0 thoughts on “Rude and Useless Comments

  1. I have a theory that the people who once were responsible for public restroom graffiti have switched to the internet. I don’t see restroom graffiti so much any more, unless it’s gang related. And I recall that it was nearly always misogynist, racist, homophobic, or homo-hopeful (after the arrest of Larry Craig, I realized that "tap foot for BJ" was actually a thing). At a grocery store where I worked in 1987 someone had penned an extensive manifesto about the pending arrival of a Hispanic supremacist organization called "The Mexican KKK", and what would transpire thereafter. It was tagged with "Ramon is a fag". The reply to which was "YOU WILL DIE" in three inch letters. You can probably find a thread like that on Reddit without looking too hard.
    The other day I read a comment on You Tube that stated "Sam Harris can’t really be an atheist because he is a statist." Wha- No, I don’t really want to know. I don’t have the energy. American culture has a generous leavening of anti-intellectualism that provides fertile soil for things like that. It’s not new, not caused by the internet or television. Though those do provide an outlet for it. I am reminded of Fahrenheit 451 where Beatty is telling Montag about the deliberate miseducation of children.

  2. @Lawrence – That’s a brilliant observation. It reminds me when I started hanging out at the college when I was in high school. In the bathrooms, they covered the stalls with butcher paper to allow people to write whatever they wanted. It was a hippy school, so most of it was pretty cool. (Or at least I thought so at 16.) But there was also some of the more traditional sentiments.

    The strange thing is, with this guy, I could probably have a decent conversation. His biggest sin is that he’s certain he’s right without having seriously considered opposing views. I remember being like that. What’s more, there is a lot that we can all learn from libertarianism. My problem with most libertarians is that they have turned it into a utopia philosophy. And in general, they’ve lost track of the fact that social systems are supposed to make life better.

    There’s a great quote from Ludwig von Mises who apparently told Ayn Rand:

    [quote]You have the courage to tell the masses what no politician told them: you are inferior and all the improvements in your conditions which you simply take for granted you owe to the efforts of men who are better than you.[/quote]

    It’s entirely ahistorical, asociological, and apsychological.

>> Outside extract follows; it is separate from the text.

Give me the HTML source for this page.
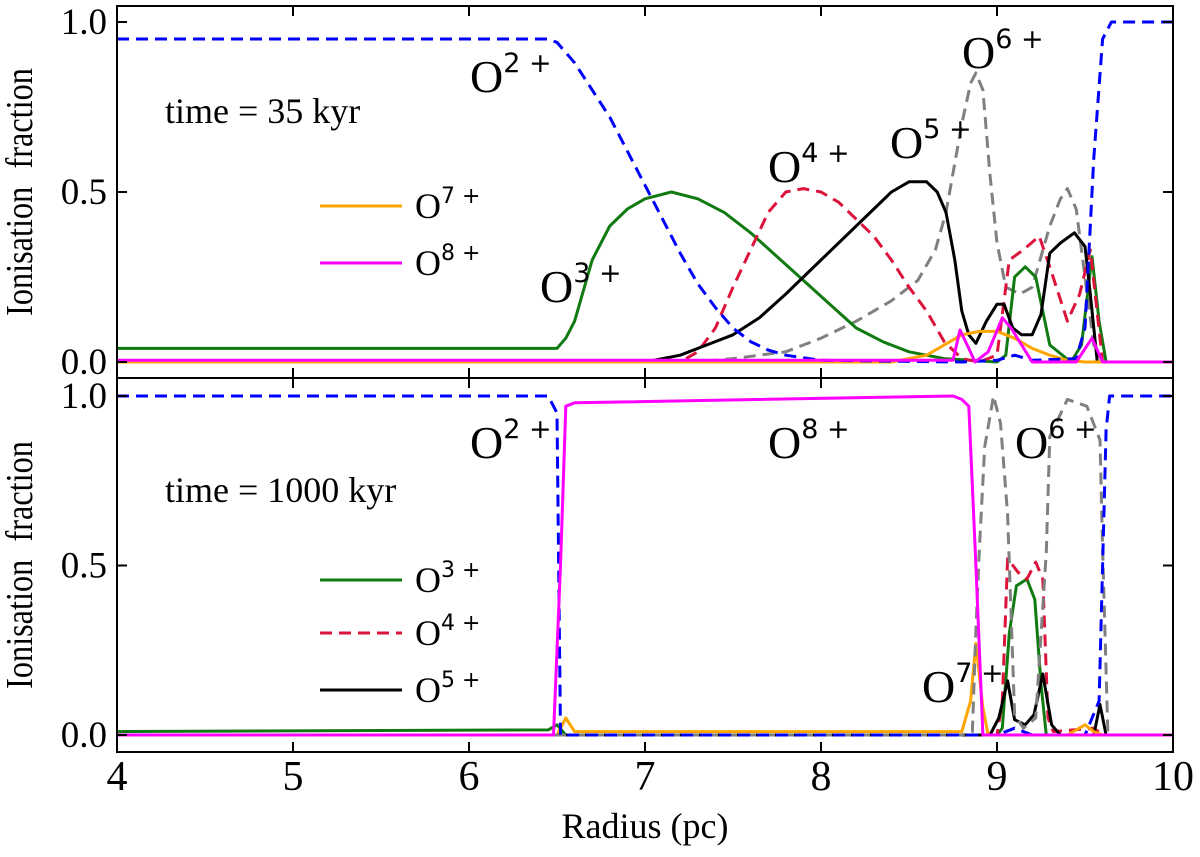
<!DOCTYPE html>
<html><head><meta charset="utf-8"><style>
body{margin:0;background:#fff}
svg{display:block}
.tk{font-family:"Liberation Serif",serif;font-size:36px;fill:#000}
.lab{font-family:"Liberation Serif",serif;font-size:46px;fill:#000}
.sup{font-family:"DejaVu Sans","Liberation Sans",sans-serif;font-size:27px}
</style></head><body>
<svg id="c" width="1200" height="857" viewBox="0 0 1200 857"></svg>
<script>
// ---- data: top panel (35 kyr) ----
const topO2x=[4,6.45,6.5,6.6,6.7,6.8,6.9,7.0,7.1,7.2,7.3,7.4,7.5,7.6,7.7,7.8,8.0,8.8,9.0,9.1,9.2,9.45,9.5,9.55,9.6,9.65,10];
const topO2y=[0.95,0.95,0.94,0.88,0.8,0.72,0.62,0.52,0.42,0.32,0.23,0.16,0.1,0.06,0.035,0.02,0.005,0,0.005,0.02,0.005,0.01,0.1,0.6,0.95,1.0,1.0];
const topO3x=[4,6.5,6.55,6.6,6.65,6.7,6.8,6.9,7.0,7.15,7.3,7.45,7.6,7.75,7.9,8.05,8.2,8.35,8.5,8.7,9.0,9.05,9.1,9.16,9.22,9.3,9.42,9.48,9.54,9.58,9.62,10];
const topO3y=[0.04,0.04,0.07,0.12,0.21,0.3,0.4,0.45,0.48,0.5,0.48,0.44,0.38,0.31,0.24,0.17,0.1,0.06,0.03,0.01,0,0.02,0.25,0.28,0.25,0.05,0,0.05,0.31,0.12,0,0];
const topO4x=[4,7.2,7.3,7.4,7.5,7.6,7.7,7.8,7.9,8.0,8.1,8.2,8.3,8.4,8.5,8.6,8.7,8.8,8.9,9.0,9.07,9.15,9.24,9.3,9.4,9.47,9.53,9.6,10];
const topO4y=[0,0,0.03,0.1,0.22,0.33,0.44,0.5,0.51,0.5,0.47,0.42,0.37,0.3,0.22,0.15,0.06,0.01,0,0.02,0.3,0.33,0.37,0.28,0.12,0.2,0.33,0,0];
const topO5x=[4,7.0,7.2,7.35,7.5,7.65,7.8,8.0,8.2,8.4,8.5,8.6,8.66,8.71,8.76,8.8,8.84,8.88,8.94,9.0,9.04,9.09,9.14,9.2,9.25,9.3,9.36,9.44,9.5,9.53,9.57,10];
const topO5y=[0,0,0.02,0.05,0.08,0.13,0.2,0.3,0.4,0.5,0.53,0.53,0.5,0.44,0.3,0.15,0.08,0.055,0.12,0.17,0.17,0.1,0.08,0.08,0.14,0.32,0.35,0.38,0.34,0.2,0,0];
const topO6x=[4,7.3,7.5,7.8,8.0,8.2,8.4,8.55,8.65,8.71,8.8,8.85,8.88,8.92,8.96,9.0,9.05,9.13,9.2,9.3,9.36,9.4,9.45,9.5,9.55,9.6,10];
const topO6y=[0,0,0.01,0.03,0.07,0.12,0.18,0.24,0.33,0.44,0.7,0.82,0.85,0.8,0.55,0.35,0.22,0.2,0.22,0.4,0.48,0.51,0.45,0.25,0.05,0,0];
const topO7x=[4,8.4,8.6,8.7,8.8,8.9,9.0,9.1,9.2,9.3,9.4,9.5,10];
const topO7y=[0,0,0.02,0.05,0.08,0.09,0.09,0.07,0.04,0.02,0.005,0,0];
const topO8x=[4,8.75,8.79,8.84,8.875,8.95,9.03,9.08,9.2,9.45,9.54,9.6,10];
const topO8y=[0.005,0.005,0.094,0.04,0,0.03,0.13,0.1,0,0,0.07,0,0];
// ---- data: bottom panel (1000 kyr) ----
const botO2x=[4,6.45,6.5,6.52,9.0,9.1,9.2,9.5,9.58,9.6,9.62,9.64,10];
const botO2y=[1.0,1.0,0.95,0,0,0.02,0,0,0.1,0.5,0.9,1.0,1.0];
const botO3x=[4,6.45,6.5,6.55,9.0,9.03,9.07,9.11,9.17,9.215,9.25,9.28,10];
const botO3y=[0.01,0.015,0.03,0,0,0.02,0.3,0.44,0.46,0.4,0.15,0,0];
const botO4x=[4,9.0,9.03,9.06,9.12,9.17,9.22,9.26,9.29,9.32,9.55,9.6,10];
const botO4y=[0,0,0.1,0.52,0.48,0.46,0.51,0.46,0.05,0.01,0.02,0,0];
const botO5x=[4,8.96,9.01,9.06,9.1,9.16,9.21,9.26,9.31,9.36,9.55,9.585,9.62,10];
const botO5y=[0,0,0.05,0.16,0.045,0.03,0.06,0.18,0.03,0,0,0.09,0,0];
const botO6x=[4,8.8,8.86,8.88,8.9,8.93,8.98,9.02,9.06,9.1,9.15,9.22,9.28,9.3,9.4,9.51,9.585,9.6,9.63,10];
const botO6y=[0,0,0.01,0.31,0.55,0.85,1.0,0.92,0.65,0.06,0.02,0.05,0.54,0.88,0.99,0.97,0.87,0.55,0,0];
const botO7x=[4,6.5,6.55,6.6,8.7,8.8,8.85,8.88,8.92,8.95,9.4,9.5,9.55,9.6,10];
const botO7y=[0,0,0.05,0.01,0.01,0.01,0.1,0.27,0.08,0,0,0.03,0.01,0,0];
const botO8x=[4,6.48,6.52,6.55,6.6,8.75,8.8,8.84,8.88,8.92,10];
const botO8y=[0,0,0.5,0.97,0.98,1.0,0.99,0.97,0.5,0,0];
const xTicks=[4,5,6,7,8,9,10];
const yTicks=[0,0.5,1.0];
const yTickLabels=["0.0","0.5","1.0"];

const NS="http://www.w3.org/2000/svg";
const svg=document.getElementById('c');
function mk(t,a,p){const e=document.createElementNS(NS,t);for(const k in a)e.setAttribute(k,a[k]);(p||svg).appendChild(e);return e;}
const X0=117,X1=1173;
const sx=v=>X0+(v-4)*(X1-X0)/6;
const panels=[{top:6,bot:378,y0:362,y1:22},{top:378,bot:752,y0:735,y1:396}];
const colors={O2:"#0000ff",O3:"#117a11",O4:"#dc143c",O5:"#000",O6:"#808080",O7:"#ffa500",O8:"#ff00ff"};
const dashed={O2:true,O4:true,O6:true};
function series(p,xs,ys,key,name){
  const sy=v=>p.y0+(p.y1-p.y0)*v;
  const d=xs.map((x,i)=>(i?"L":"M")+sx(x).toFixed(1)+","+sy(ys[i]).toFixed(1)).join("");
  const e=mk("path",{d,fill:"none",stroke:colors[key],"stroke-width":3,"stroke-dasharray":dashed[key]?"12,7":"none","stroke-linejoin":"round"});
  
  
}
const topS=[["O6",topO6x,topO6y],["O3",topO3x,topO3y],["O4",topO4x,topO4y],["O5",topO5x,topO5y],["O7",topO7x,topO7y],["O2",topO2x,topO2y],["O8",topO8x,topO8y]];
const botS=[["O3",botO3x,botO3y],["O4",botO4x,botO4y],["O5",botO5x,botO5y],["O7",botO7x,botO7y],["O6",botO6x,botO6y],["O2",botO2x,botO2y],["O8",botO8x,botO8y]];
topS.forEach(s=>series(panels[0],s[1],s[2],s[0],"top-"+s[0].toLowerCase()+"-line"));
botS.forEach(s=>series(panels[1],s[1],s[2],s[0],"bottom-"+s[0].toLowerCase()+"-line"));

panels.forEach((p,pi)=>{
  const r=mk("rect",{x:X0,y:p.top,width:X1-X0,height:p.bot-p.top,fill:"none",stroke:"#000","stroke-width":2});
  
  
  xTicks.forEach(t=>{
    if(t===4||t===10)return;
    mk("line",{x1:sx(t),x2:sx(t),y1:p.bot,y2:p.bot-10,stroke:"#000","stroke-width":2});
    mk("line",{x1:sx(t),x2:sx(t),y1:p.top,y2:p.top+10,stroke:"#000","stroke-width":2});
  });
  yTicks.forEach((t,i)=>{
    const y=p.y0+(p.y1-p.y0)*t;
    mk("line",{x1:X0,x2:X0+10,y1:y,y2:y,stroke:"#000","stroke-width":2});
    mk("line",{x1:X1,x2:X1-10,y1:y,y2:y,stroke:"#000","stroke-width":2});
    const tl=mk("text",{x:X0-10,y:y+12,"text-anchor":"end",class:"tk",style:"font-size:37px"});tl.textContent=yTickLabels[i];
    
    
  });
  const yl=mk("text",{x:0,y:0,class:"tk","text-anchor":"middle",transform:`translate(32,${(p.top+p.bot)/2}) rotate(-90) scale(0.85,1)`,style:"font-size:38px;word-spacing:12px"});
  yl.textContent="Ionisation  fraction";
  
  
});
xTicks.forEach(t=>{
  const e=mk("text",{x:sx(t),y:790,"text-anchor":"middle",class:"tk",style:"font-size:42px"});e.textContent=t;
  
  
});
const xl=mk("text",{x:645,y:838,"text-anchor":"middle",class:"tk",style:"font-size:36px"});xl.textContent="Radius (pc)";



function ion(x,y,n,name){
  const t=mk("text",{x,y,class:"lab"});
  t.appendChild(document.createTextNode("O"));
  const s=mk("tspan",{class:"sup",dy:-20},t);s.textContent=n+" +";
  
  
}
ion(470,92,2,"label-o2-top");ion(540,302,3,"label-o3-top");ion(768,182,4,"label-o4-top");ion(890,158,5,"label-o5-top");ion(962,68,6,"label-o6-top");
ion(470,458,2,"label-o2-bottom");ion(768,458,8,"label-o8-bottom");ion(1015,458,6,"label-o6-bottom");ion(922,702,7,"label-o7-bottom");
function txt(x,y,s,name){const t=mk("text",{x,y,class:"tk"});t.textContent=s;
  
  }
txt(165,123,"time = 35 kyr","time-label-top");
txt(165,502,"time = 1000 kyr","time-label-bottom");
function leg(y,key,n,name){
  const l=mk("line",{x1:320,x2:402,y1:y,y2:y,stroke:colors[key],"stroke-width":3,"stroke-dasharray":dashed[key]?"12,7":"none"});
  
  
  const t=mk("text",{x:415,y:y+12,class:"tk",style:"font-size:36px"});
  t.appendChild(document.createTextNode("O"));
  const s=mk("tspan",{class:"sup",dy:-15,style:"font-size:22px"},t);s.textContent=n+" +";
  
  
}
leg(206,"O7",7,"legend-entry-o7");leg(263,"O8",8,"legend-entry-o8");
leg(580,"O3",3,"legend-entry-o3");leg(633,"O4",4,"legend-entry-o4");leg(690,"O5",5,"legend-entry-o5");
</script>
</body></html>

I’m something of a fan of the mathematician Evariste Galois. He died tragically at 20 years old. But we simply aren’t behind in the mathematical arts because of his young death. People like Rand and her followers want to give enormous gains to people for the slightest increase in ability or luck. Another great example, is that I have high tech friends who are millionaires and high tech friends who are just getting by. The difference is not ability; the difference is just dumb luck. Some people worked at the right companies at the right time. This is the sort of thing I’d like to talk to libertarians about. Unfortunately, most of them don’t understand enough economics (Rand was incredibly ignorant!) to understand things like monopsony and how so many of the things they value are government creations. Typical libertarian: pro-corporate (which is government created) and anti-union (which is voluntary association); see a pattern?

    I also read on his site a rant about how there was no such thing as altruism. This has been shown to be untrue in so many ways (including in other species), it boggles the mind. Yet he says he just looks at the facts. I might also point out that Leonard Peikoff has long dismissed quantum mechanics because it goes against the teachings of Objectivism. The Catholic Church is more open-minded than these people!